Streak tracking
For determining if five of the last six choices are the same, you could use a deque to keep track of the last N choices. You'd want to limit the size to 6. Whenever a choice is made, append the choice to your deque.
from collections import deque
from collections import Counter
last_three_choices = deque('', maxlen=3) # using 3 for brevity
last_three_choices.append('A') # User picked A. History is now A
last_three_choices.append('B') # User picked B. History is now AB
last_three_choices.append('C') # User picked C. History is now ABC
last_three_choices.append('A') # User picked A. History is now BCA
last_three_choices.append('C') # User picked C. History is now CAC
After appending the choice, make a Counter based on your deque to determine how many times each choice has been made. Filter that to only contain keys whose value is 5 or more (there should be at most one!) and if there are any, that's a choice that has been made five times in the last six trials.

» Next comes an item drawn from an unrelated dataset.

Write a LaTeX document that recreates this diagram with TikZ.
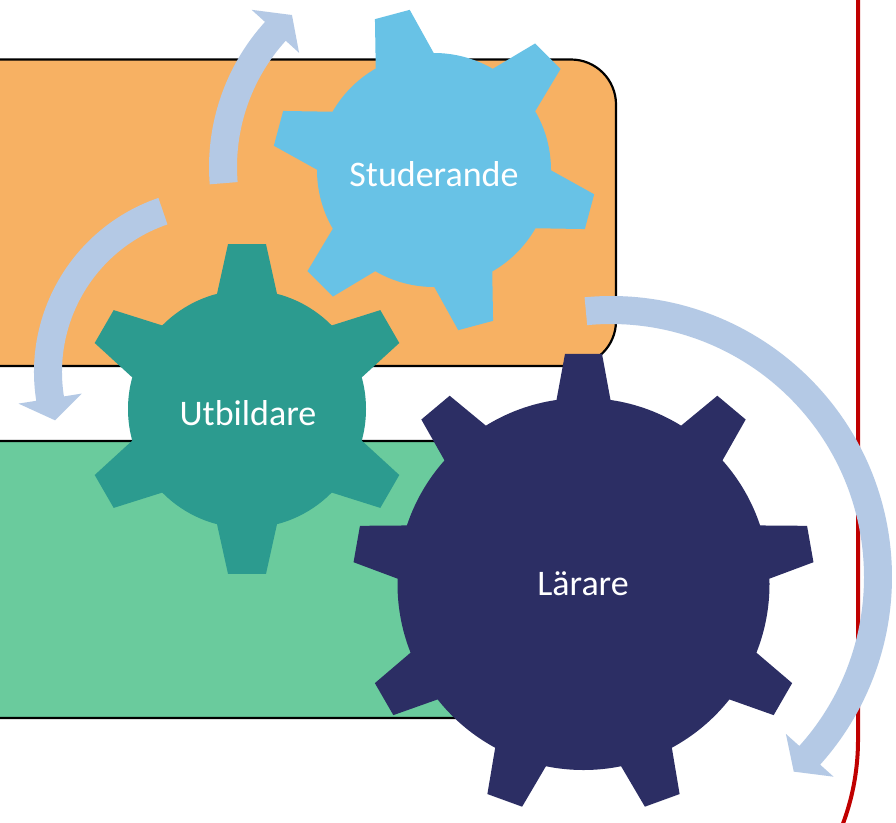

two_out_of_three = deque('CAC') # Restoring state from above
streakyness = Counter(two_out_of_three) # This will be {'C':2, 'A':1}
streaked = {k:v for (k,v) in streakyness.items() if v>=2} # This will just be {'C':2}
Then you can use Python's treatment of empty dictionaries as False to extract the offending choice and perform a shuffle if there's been a streak:
if streaked:
repeated_choice = next(iter(streaked)) # Retrieve the key
do_shuffle_thing(repeated_choice) # Invoke your shuffling procedure
Antagonistic shuffling
For not-completely-random shuffling in which a particular element (the one that was streaked) is guaranteed to not have a particular final location (its original location), assuming you're really only dealing with a small number of choices, you could basically use a bogosort with a very relaxed 'order' criterion:
pool_to_move = pools[repeated_choice]
while pools[repeated_choice] == pool_to_move:
random.shuffle(pools)
With each pass, you have a 1 in 6 chance of getting a bad shuffle that requires reshuffling, so after N iterations you only have a 6^N chance of needing to keep going. Theoretically it could go on forever, but unless your RNG is biased to hate games that exploding dice, it should terminate quickly.
You may note I assumed that pool
is a dictionary with choices as keys, rather than a list like you've got. But no worry: shuffling dictionary keys is a doable thing.